Team Trump Laughs At Naysayers – LOOK At These Numbers

For almost a week, the January jobs report sat in a drawer at the Department of Labor like a Christmas present nobody was allowed to open. Delayed from its scheduled February 6 release, the anticipation built. Economists made their predictions. The media pre-wrote their “Trump economy stumbles” drafts. Everyone got comfortable.
Then the numbers dropped, and the drafts went in the trash.
The Numbers
130,000 non-farm jobs. 172,000 total private jobs. Nearly double what one poll of economists projected. Unemployment at 4.3% — a tick below the expected 4.4%. Not earth-shattering on their own, but when the expert class tells you to expect a mediocre report and reality comes back swinging, the gap between prediction and performance is the story.
Yes, the Department of Labor revised November and December down by a combined 17,000 jobs. That’s worth noting. Revisions happen. But the headline number beat expectations by enough to make the doomsayers look silly, which at this point is basically a monthly tradition.
Trump’s response was pure Trump: “GREAT JOBS NUMBERS, FAR GREATER THAN EXPECTED!” Followed by a pivot to interest rates, bond yields, and a claim that the U.S. should be paying “the LOWEST INTEREST RATE, by far” — saving at least a trillion dollars a year. Then the kicker: “WOW! The Golden Age of America is upon us!!!”
Three exclamation points. The man knows his audience.
The Real Story: The Government Is Shrinking
Buried beneath the headline jobs number is a statistic that matters more than anything on the payroll survey. Federal employment has dropped to its lowest level since 1966. As a share of the total workforce, it’s the lowest in recorded history.
The White House posted a chart showing the trajectory. In January 2025, the federal government employed more than three million people. By January 2026, that number had plummeted below 2.7 million. Three hundred thousand federal positions gone in twelve months. That’s not attrition. That’s DOGE with a chainsaw.
And here’s the part that drives the Beltway class crazy — the private sector is picking up the slack. While the federal workforce shrank, private employers added 172,000 jobs in a single month. The economy didn’t collapse when Washington got smaller. It grew. Almost like the private sector does better when the government stops sitting on it.
The Interest Rate Play
Trump didn’t just celebrate the jobs number. He used it as a launching pad for his next fight — borrowing costs. His argument is straightforward: if the United States is the strongest economy in the world, why are we paying interest rates that don’t reflect that? A lower rate on government bonds would save a trillion dollars a year, which gets you a lot closer to a balanced budget without cutting a single program.
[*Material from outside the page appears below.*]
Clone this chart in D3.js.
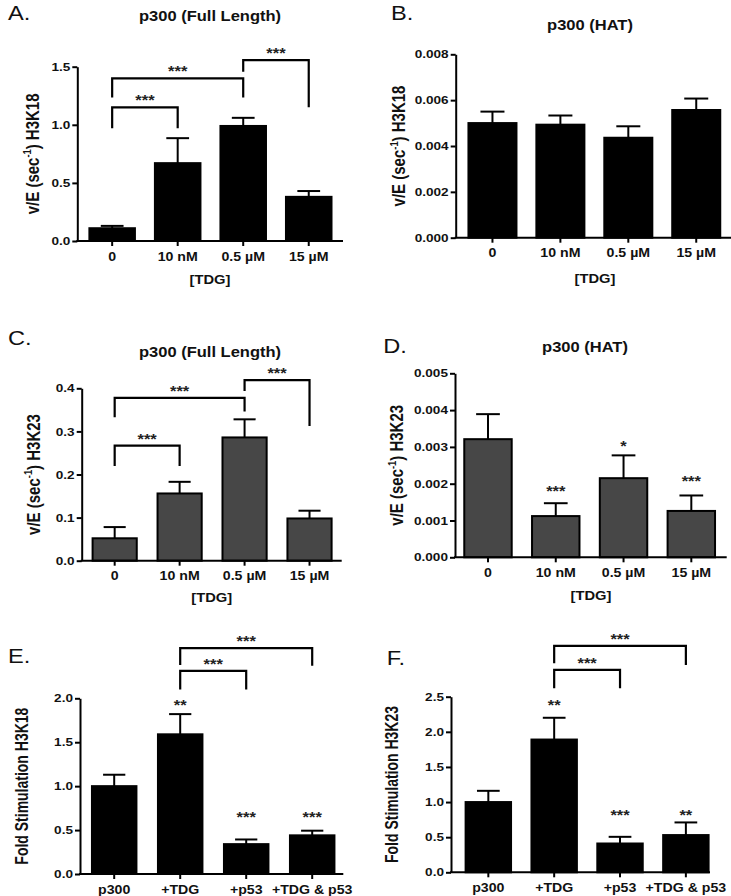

It’s an aggressive play, and the bond market doesn’t take orders from the White House. But the logic isn’t wrong. America’s borrowing costs should reflect its economic strength, and right now there’s a disconnect between the fundamentals and the rates. Whether Trump can pressure the Fed and the market into closing that gap is another question entirely — but he’s putting it on the table, loudly, while the numbers are in his favor.
What the Critics Will Say
They’ll say 130,000 jobs isn’t spectacular. They’ll point to the downward revisions. They’ll note that the report was delayed and question why. They’ll find a reason to be gloomy because being gloomy about the Trump economy is a full-time job for certain people, and business is always good.
But here’s what they can’t argue with. The economy added jobs above expectations. Unemployment ticked down. The federal workforce is the leanest it’s been in sixty years. And the private sector is growing while the government shrinks — which is the exact formula every conservative economist has been recommending for decades.
Trump didn’t inherit a golden economy. He inherited inflation, bloated government, and an expert class that told everyone a recession was right around the corner. Fourteen months later, the jobs beat expectations, the government is smaller, and the same experts are quietly updating their models.
Golden age? Maybe that’s a stretch. But the direction is right, the trajectory is up, and the people who said this couldn’t work are running out of excuses.